Getting the HTML content for each page in this case, including the final standards document file, is as simple as requests.get(<URL>).

Processing the page for each level in the site hierarchy was unique, but amounted to “look for URLs satisfying the specified regular expression”, embodied by the get_urls and get_patterned_urls functions.

def get_urls(this_soup: BeautifulSoup) -> typing.List[ParseResult]:
    this_urls = list()
    # Use the BeautifulSoup object to find the HTML "A" tags and extract the
    # "href" (URL) data.
    for link in this_soup.find_all("a"):
        this_urls.append(urlparse(link.get("href")))

    return this_urls

def get_patterned_urls(
    index_url: str, regex_pattern: str
) -> typing.List[UrlBasenameData]:
    """
    Recover URL base data from the specified pattern. Assumes there is an integer value specified
    in ``regex_pattern`` that must also be recovered for the URL "value".
    """
    index_soup = BeautifulSoup(get_index(index_url), "html.parser")
    page_urls = get_urls(index_soup)

    filtered_urls = list()
    for this_url in page_urls:
        this_basename = url_basename(this_url)
        match_result = re.match(regex_pattern, this_basename)

        if match_result is not None:
            this_value = int(match_result.group(1))

            this_result = UrlBasenameData(
                basename=this_basename, value=this_value, url=this_url
            )

            filtered_urls.append(this_result)

    return filtered_urls

Conclusion

A fairly simple utility that didn’t take very long to implement; the core implementation including unit tests was approximately two man days. The CI pipeline took a little more because I was using some new tools and experimenting a bit with new Gitlab-CI features; more on that later…

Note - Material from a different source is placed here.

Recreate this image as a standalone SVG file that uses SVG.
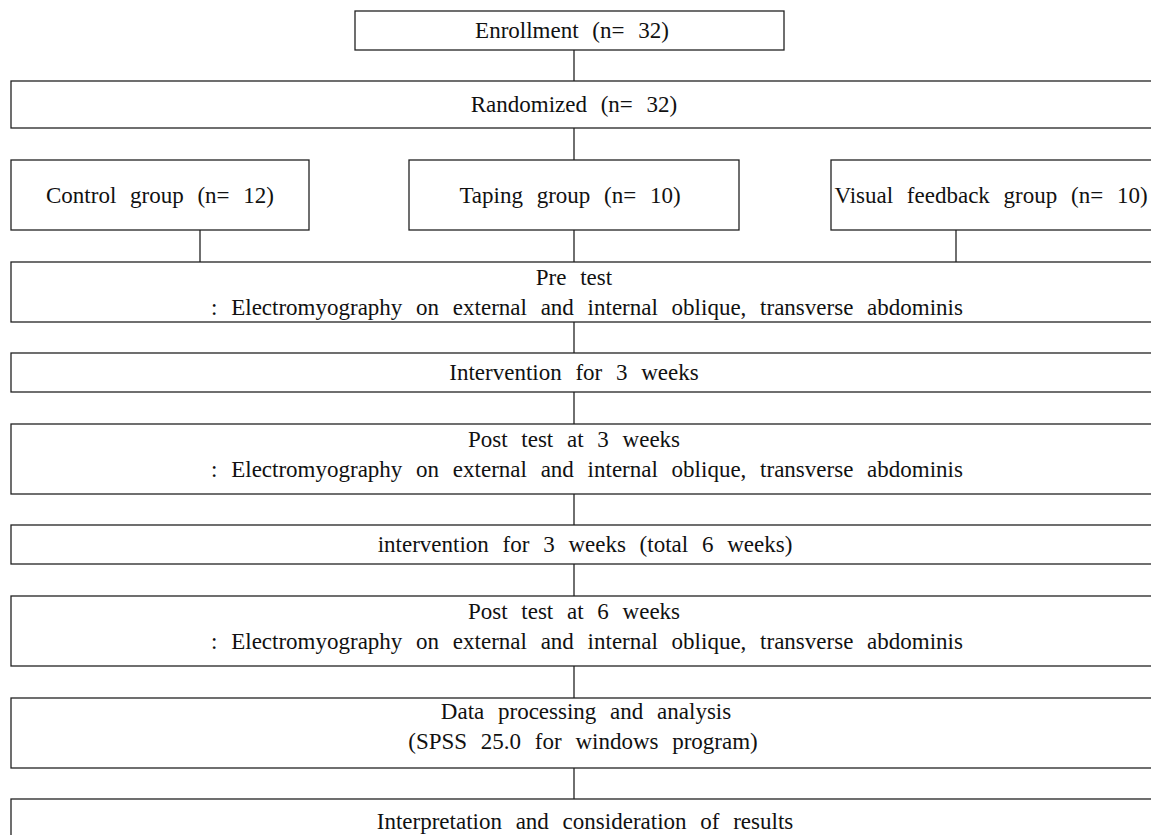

Since this is a web scraping utility it is brittle to any changes 3GPP might make to the folder and file hierarchy, but it probably won’t be too difficult to adapt to any changes at that time. There’s also some obvious tweaks now to improve the utility, such as

  • accommodating the “archive” folder on the 3GPP site where the document names are folders not zip files, and the folder contains all the historical revisions of that standard.
  • specifying the “base” folder as a filter with default “latest”. The user could then just specify the timestamp they want (or “archive”) to acquire historical snapshots.